Aventail's new feature on its virtual private network (VPN) software lets network managers control which files a remote user can enter on a corporate network.

Aiming to beef up Windows NT security for remote access, Aventail will add a new feature to its virtual private network (VPN) software that lets network managers control which files a remote user can enter on a corporate network.

The feature, called Secure Enterprise Explorer, allows managers to open or to limit access to particular files, disk drives, or applications to a specific user not on the corporate network, thus offering a secure alternative to traditional file browsing.

"If you want to make NT file servers available to an extranet, the question is how to map a stronger security system on top of that. To do it, you have to do a secure gateway," Aventail chief executive Evan Kaplan said.

The new feature puts a new icon on a user's Windows desktop, letting remote users--telecommuters or business partners with access to an extranet--see only specific files. It lets network administrators open access to selected 32-bit Windows-based file systems without compromising network security.

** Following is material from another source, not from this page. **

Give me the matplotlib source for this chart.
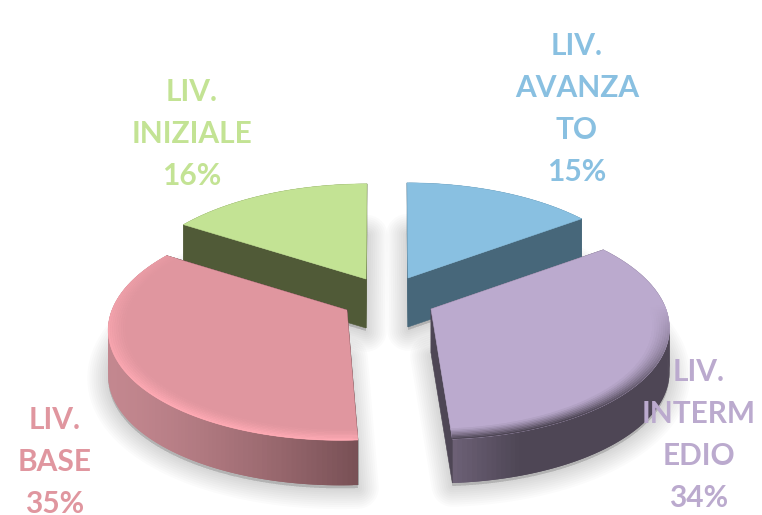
import numpy as np
import matplotlib
matplotlib.use("Agg")
import matplotlib.pyplot as plt

labels = ["LIV.\nAVANZA\nTO\n15%", "LIV.\nINTERM\nEDIO\n34%", "LIV.\nBASE\n35%", "LIV.\nINIZIALE\n16%"]
values = [15, 34, 35, 16]
colors = ["#89c0e1", "#bbaace", "#e0969f", "#c3e394"]
side_colors = ["#47677a", "#4e4655", "#000000", "#505a37"]

# where each apex sits on the canvas, the label centres
apex = [(408, 278), (431, 309), (347, 310), (366, 279)]
label_pos = [(577, 109), (699, 435), (55, 462), (192, 134)]

RX = 235.0
RY = 110.0
K = 0.156
THICK = [49, 44, 45, 49]
SHEAR = [0.01, 0.03, -0.05, -0.01]


def project(r, theta, i):
    u = r * np.sin(theta)
    v = r * np.cos(theta)
    w = 1 + K * v
    dy = -RY * v / w
    return RX * u / w + SHEAR[i] * dy, dy


def mix(a, b, t):
    a = np.array(matplotlib.colors.to_rgb(a))
    b = np.array(matplotlib.colors.to_rgb(b))
    return tuple(a + (b - a) * t)


def rim_color(i, x):
    if i == 0:
        return "#47677a"
    if i == 3:
        return "#505a37"
    if i == 1:
        return mix("#6e6278", "#4e4655", min(1, max(0, (x - 452) / 70)))
    return mix("#c3878f", "#785055", max(0, (x - 110) / 250) ** 1.4)


def bevel_strength(i, theta):
    if i == 1:
        return np.clip(0.05 - 1.1 * np.cos(theta), 0, 1)
    if i == 2:
        return np.clip(0.55 - 0.6 * np.cos(theta), 0, 1)
    return 0


def draw_slice(ax, i, start, end):
    cx, cy = apex[i]
    t = THICK[i]
    th = np.linspace(start, end, 120)
    dx, dy = project(1.0, th, i)
    x = cx + dx
    y = cy + dy
    px = np.r_[cx, x]
    py = np.r_[cy, y]

    # soft shadow under the bottom face
    for lw in np.arange(30, 1, -3):
        ax.fill(px, py + t + 3, fc="#000000", ec="#000000", alpha=0.014, lw=lw, joinstyle="round", zorder=1 + i * 0.01)

    base = 2 + {0: 0, 3: 1, 2: 2, 1: 3}[i] * 2

    # rim, each strip overlaps the next so no seams show
    for k in range(len(th) - 1):
        n = min(k + 2, len(th) - 1)
        qx = [x[k], x[n], x[n], x[k]]
        qy = [y[k], y[n], y[n] + t, y[k] + t]
        ax.fill(qx, qy, fc=rim_color(i, x[k]), lw=0, zorder=base)

    # cut faces
    for a in (0, -1):
        ax.fill([cx, x[a], x[a], cx], [cy, y[a], y[a] + t, cy + t], fc=side_colors[i], ec=side_colors[i], lw=0.4,
                zorder=base + 0.2 if side_colors[i] != "#000000" else base - 1)

    # top
    ax.fill(px, py, fc=colors[i], ec=colors[i], lw=0.4, zorder=base + 0.5)

    # rounded edge of the top
    if i in (1, 2):
        edge = "#4e4655" if i == 1 else "#ffaab4"
        radii = np.linspace(1.0, 0.93, 9)
        for j in range(len(radii) - 1):
            x0, y0 = project(radii[j], th, i)
            x1, y1 = project(radii[j + 1], th, i)
            for k in range(len(th) - 1):
                s = bevel_strength(i, th[k]) * (1 - j / (len(radii) - 1)) ** 1.2
                if s <= 0:
                    continue
                n = min(k + 2, len(th) - 1)
                ax.fill([cx + x0[k], cx + x0[n], cx + x1[n], cx + x1[k]],
                        [cy + y0[k], cy + y0[n], cy + y1[n], cy + y1[k]],
                        fc=mix(colors[i], edge, s), lw=0, zorder=base + 0.6)


fig = plt.figure(figsize=(7.62, 5.15), dpi=100)
ax = fig.add_axes([0, 0, 1, 1])
ax.set_xlim(0, 762)
ax.set_ylim(515, 0)
ax.axis("off")

angles = np.r_[0, np.cumsum(values)] / sum(values) * 2 * np.pi
for i in range(len(values)):
    draw_slice(ax, i, angles[i], angles[i + 1])

for i in range(len(values)):
    ax.text(label_pos[i][0], label_pos[i][1], labels[i], color=colors[i], ha="center", va="center", ma="center",
            fontsize=21.5, fontweight="bold", family="Lato", linespacing=1.6, zorder=20)

fig.savefig("out.png", dpi=100)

Aventail beefs up the relatively weak Windows NT authentication by enabling RADIUS, Secure Sockets Layer (SSL), CHAP, SecurID hardware tokens, and digital certificates to authenticate users. It also adds stronger encryption including DES, Triple DES, MD4, MD5, SHA-1, and Diffie-Hellman.

No additional user training is required because Secure Enterprise Explorer integrates with the Windows desktop.

The Secure Enterprise Explorer feature will be included free in Aventail VPN 2.6, due to ship by April.